Word for word, copy all the data and drop the pictures.

■ **Available data**
==========
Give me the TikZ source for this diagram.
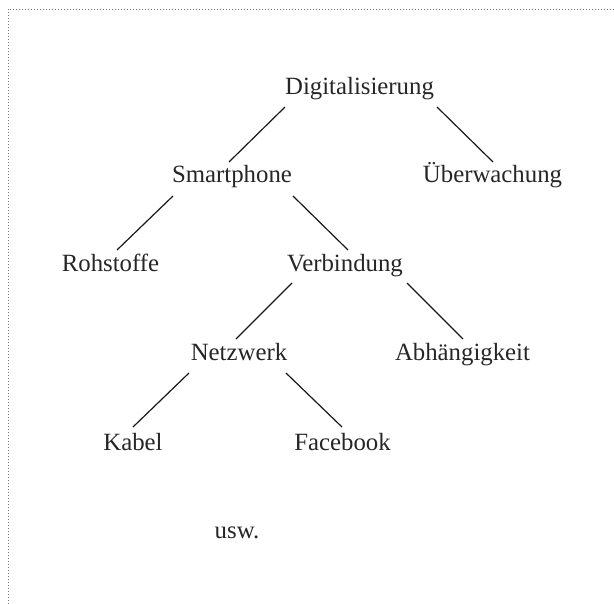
\documentclass[tikz,border=0pt]{standalone}
\usepackage{fontspec}
\setmainfont{Liberation Serif}
\begin{document}
\begin{tikzpicture}[x=1pt,y=-1pt,
  lbl/.style={anchor=base,inner sep=0pt,outer sep=0pt,text=black!85,font=\fontsize{24.8}{29}\selectfont},
  edge/.style={line width=1.2pt,black!90},
  frame/.style={black!55,line width=0.9pt,dash pattern=on 0.9pt off 2.1pt}]
\useasboundingbox (0,0) rectangle (614,604);
\draw[frame] (8,604) -- (8,9) -- (614,9);
\node[lbl] (dig) at (359.5,95) {Digitalisierung};
\node[lbl] (sma) at (232,183) {Smartphone};
\node[lbl] (ueb) at (492.5,183) {Überwachung};
\node[lbl] (roh) at (110.5,272) {Rohstoffe};
\node[lbl] (ver) at (345,272) {Verbindung};
\node[lbl] (net) at (239,361) {Netzwerk};
\node[lbl] (abh) at (462.5,361) {Abhängigkeit};
\node[lbl] (kab) at (133,450) {Kabel};
\node[lbl] (fac) at (342.5,450) {Facebook};
\node[lbl] (usw) at (237,538) {usw.};
\draw[edge] ([shift={(-74.5,12)}]dig.base) -- ([shift={(-3,-21)}]sma.base);
\draw[edge] ([shift={(77.5,12)}]dig.base) -- ([shift={(0.5,-21)}]ueb.base);
\draw[edge] ([shift={(-59,13)}]sma.base) -- ([shift={(6.5,-22)}]roh.base);
\draw[edge] ([shift={(61,13)}]sma.base) -- ([shift={(3,-22)}]ver.base);
\draw[edge] ([shift={(-53,11)}]ver.base) -- ([shift={(-3,-22)}]net.base);
\draw[edge] ([shift={(62,11)}]ver.base) -- ([shift={(0.5,-22)}]abh.base);
\draw[edge] ([shift={(-50,12)}]net.base) -- ([shift={(0,-23)}]kab.base);
\draw[edge] ([shift={(47,12)}]net.base) -- ([shift={(-0.5,-23)}]fac.base);
\end{tikzpicture}
\end{document}
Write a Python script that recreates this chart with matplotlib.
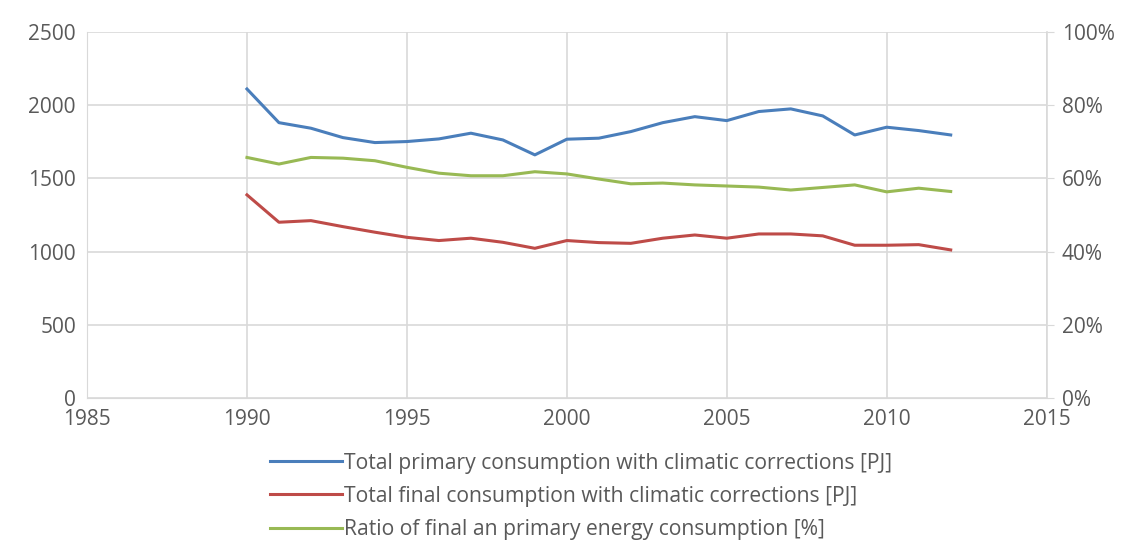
==========
■ **Task response**
Give me the TikZ source for this diagram.
\documentclass[tikz,border=0pt]{standalone}
\usepackage{fontspec}
\setmainfont{Liberation Serif}
\begin{document}
\begin{tikzpicture}[x=1pt,y=-1pt,
  lbl/.style={anchor=base,inner sep=0pt,outer sep=0pt,text=black!85,font=\fontsize{24.8}{29}\selectfont},
  edge/.style={line width=1.2pt,black!90},
  frame/.style={black!55,line width=0.9pt,dash pattern=on 0.9pt off 2.1pt}]
\useasboundingbox (0,0) rectangle (614,604);
\draw[frame] (8,604) -- (8,9) -- (614,9);
\node[lbl] (dig) at (359.5,95) {Digitalisierung};
\node[lbl] (sma) at (232,183) {Smartphone};
\node[lbl] (ueb) at (492.5,183) {Überwachung};
\node[lbl] (roh) at (110.5,272) {Rohstoffe};
\node[lbl] (ver) at (345,272) {Verbindung};
\node[lbl] (net) at (239,361) {Netzwerk};
\node[lbl] (abh) at (462.5,361) {Abhängigkeit};
\node[lbl] (kab) at (133,450) {Kabel};
\node[lbl] (fac) at (342.5,450) {Facebook};
\node[lbl] (usw) at (237,538) {usw.};
\draw[edge] ([shift={(-74.5,12)}]dig.base) -- ([shift={(-3,-21)}]sma.base);
\draw[edge] ([shift={(77.5,12)}]dig.base) -- ([shift={(0.5,-21)}]ueb.base);
\draw[edge] ([shift={(-59,13)}]sma.base) -- ([shift={(6.5,-22)}]roh.base);
\draw[edge] ([shift={(61,13)}]sma.base) -- ([shift={(3,-22)}]ver.base);
\draw[edge] ([shift={(-53,11)}]ver.base) -- ([shift={(-3,-22)}]net.base);
\draw[edge] ([shift={(62,11)}]ver.base) -- ([shift={(0.5,-22)}]abh.base);
\draw[edge] ([shift={(-50,12)}]net.base) -- ([shift={(0,-23)}]kab.base);
\draw[edge] ([shift={(47,12)}]net.base) -- ([shift={(-0.5,-23)}]fac.base);
\end{tikzpicture}
\end{document}
Write a Python script that recreates this chart with matplotlib.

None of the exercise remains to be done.